Ti3C2/Graphene Oxide Layered Nanocomposites for Enhanced Lithium-Ion Storage

Two-dimensional (2D) materials are extensively investigated in energy storage fields owing to their large surface area, easily accessible redox active sites, and abundant ion diffusion channels. However, severe self-restacking and volume expansion of 2D materials in electrochemical energy storage processes is a crucial challenge that limits their application. Herein, an effective strategy is proposed to construct graphene oxide and Ti3C2 layered nanocomposites (GO-PABA-Ti3C2) with a stable layered structure through para-aminobenzoic acid (PABA) molecules' selective welding between Ti3C2 and GO sheets.
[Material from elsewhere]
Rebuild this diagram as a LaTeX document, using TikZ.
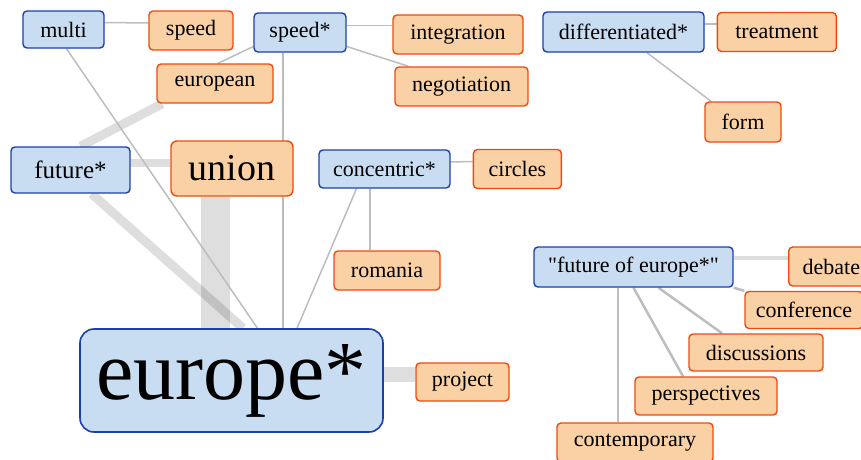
\documentclass[tikz,border=0pt]{standalone}
\usepackage{fontspec}
\setmainfont{Liberation Serif}
\usetikzlibrary{positioning,calc,backgrounds}
\definecolor{cBlueFill}{HTML}{C9DDF2}
\definecolor{cBlueLine}{HTML}{1C3FAE}
\definecolor{cOrangeFill}{HTML}{F9D1A4}
\definecolor{cOrangeLine}{HTML}{F0490E}
\definecolor{cLink}{HTML}{BDBDBD}

\begin{document}
\begin{tikzpicture}[x=1pt,y=-1pt,
      term/.style={rounded corners=4pt,line width=1.4pt,inner sep=0pt,
                   font=\fontsize{22}{24}\selectfont,text=black},
      hub/.style={term,draw=cBlueLine,fill=cBlueFill},
      leaf/.style={term,draw=cOrangeLine,fill=cOrangeFill},
      link/.style={cLink,line width=1.5pt},
      band/.style={black,draw opacity=0.13}]
    \path[use as bounding box,clip] (0,0) rectangle (861,459);

    % top row
    \node[hub,minimum width=81pt,minimum height=37pt] (multi) at (63.5,29.5) {multi};
    \node[leaf,minimum width=84pt,minimum height=39pt] (speed) at (191,30.5) {speed};
    \node[hub,minimum width=92pt,minimum height=39pt] (speedst) at (300,32.5) {speed*};
    \node[leaf,minimum width=130pt,minimum height=39pt] (integr) at (458,34.5) {integration};
    \node[leaf,minimum width=133pt,minimum height=39pt] (negot) at (461.5,86.5) {negotiation};
    \node[leaf,minimum width=116pt,minimum height=39pt] (europn) at (215,83.5) {european};
    \node[hub,minimum width=161pt,minimum height=40pt] (diff) at (623.5,32) {differentiated*};
    \node[leaf,minimum width=119pt,minimum height=39pt,right=12pt of diff] (treat) {treatment};
    \node[leaf,minimum width=76pt,minimum height=40pt] (form) at (743,122) {form};

    % middle
    \node[hub,minimum width=119pt,minimum height=46pt,font=\fontsize{25}{27}\selectfont]
      (future) at (70.5,170) {future*};
    \node[leaf,minimum width=122pt,minimum height=55pt,rounded corners=6pt,
          font=\fontsize{38}{40}\selectfont] (union) at (232,168.5) {union};
    \node[hub,minimum width=131pt,minimum height=38pt] (concen) at (384.5,169) {concentric*};
    \node[leaf,minimum width=88pt,minimum height=39pt,right=22pt of concen] (circles) {circles};
    \node[leaf,minimum width=106pt,minimum height=39pt] (romania) at (387,270.5) {romania};

    % bottom left
    \node[hub,minimum width=303pt,minimum height=103pt,rounded corners=14pt,line width=1.6pt,
          font=\fontsize{84}{86}\selectfont] (europe) at (231.5,380.5) {europe*};
    \node[leaf,minimum width=93pt,minimum height=38pt] (project) at (462.5,382) {project};

    % bottom right
    \node[hub,minimum width=199pt,minimum height=40pt] (fofe) at (633.5,267)
      {\textquotedbl future of europe*\textquotedbl};
    \node[leaf,anchor=west,minimum height=39pt,text width=90pt,align=left,inner xsep=14pt]
      (debate) at (788,266.5) {debate};
    \node[leaf,minimum width=118pt,minimum height=37pt] (confer) at (804,310) {conference};
    \node[leaf,minimum width=134pt,minimum height=37pt] (discus) at (756,352.5) {discussions};
    \node[leaf,minimum width=142pt,minimum height=38pt] (persp) at (706,396) {perspectives};
    \node[leaf,minimum width=156pt,minimum height=39pt] (contemp) at (635,442.5) {contemporary};

    \begin{scope}[on background layer]
      % heavy links
      \draw[band,line width=29pt] ($(union.south)+(-17,0)$) -- ($(europe.north)+(-16.5,0)$);
      \draw[band,line width=9pt] ($(future.south)+(21,0)$) -- ($(europe.north)+(11.5,0)$);
      \draw[band,line width=9pt] ($(europn.south west)+(6,0)$) -- ($(future.north)+(10,0)$);
      \draw[band,line width=8pt] ($(future.east)+(0,-7.5)$) -- ($(union.west)+(0,-6)$);
      \draw[band,line width=15pt] ($(europe.east)+(0,-6.5)$) -- ($(project.west)+(0,-8)$);
      \draw[band,line width=4pt] ($(fofe.east)+(0,-9)$) -- ($(debate.west)+(0,-8.5)$);
      % light links
      \draw[link] ($(multi.east)+(0,-7)$) -- ($(speed.west)+(0,-7.5)$);
      \draw[link] ($(multi.south)+(3,0)$) -- ($(europe.north)+(26,0)$);
      \draw[link] ($(speedst.west)+(0,14)$) -- ($(europn.north)+(3,0)$);
      \draw[link] ($(speedst.east)+(0,-7)$) -- ($(integr.west)+(0,-9)$);
      \draw[link] ($(speedst.east)+(0,14)$) -- ($(negot.north)+(-53,0)$);
      \draw[link] ($(speedst.south)+(-17,0)$) -- ($(europe.north)+(51.5,0)$);
      \draw[link] ($(concen.south)+(-28,0)$) -- ($(europe.north)+(65.5,0)$);
      \draw[link] ($(concen.south)+(-14.5,0)$) -- ($(romania.north)+(-17,0)$);
      \draw[link] ($(concen.east)+(0,-7)$) -- ($(circles.west)+(0,-7.5)$);
      \draw[link] ($(diff.east)+(0,-8)$) -- ($(treat.west)+(0,-8)$);
      \draw[link] ($(diff.south)+(23.5,0)$) -- ($(form.north)+(-32,0)$);
      \draw[link,line width=2.5pt] (fofe.south east) -- (confer.north west);
      \draw[link,line width=2.5pt] ($(fofe.south)+(25,0)$) -- ($(discus.north)+(-34,0)$);
      \draw[link,line width=2.5pt] (fofe.south) -- ($(persp.north)+(-23,0)$);
      \draw[link,line width=2.5pt] ($(fofe.south)+(-15.5,0)$) -- ($(contemp.north)+(-17,0)$);
    \end{scope}
  \end{tikzpicture}
\end{document}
The rigid PABA molecules are welded between Ti3C2 and GO sheets by HN-C=O bonds, which contribute pillar/strain effects to enhance the structural stability and alleviate the self-restacking of Ti3C2 and GO sheets during Li+ insertion/extraction processes. The GO-PABA-Ti3C2 exhibits excellent Li+ storage performance with a high specific capacity of 493.0 mAh g–1 at 0.1 A g–1 after 230 cycles and outstanding Coulombic efficiency of 99.0% at 1.0 A g–1 after 700 cycles. Ex situ XRD measurements demonstrate that GO-PABA-Ti3C2 prepared by PABA molecular welding possesses a stable layered structure during charge/discharge processes, resulting in excellent cycle stability and long cycle life. This strategy offers a practical approach to preparing 2D layered nanocomposites and an innovative method for enhancing lithium-ion storage performance.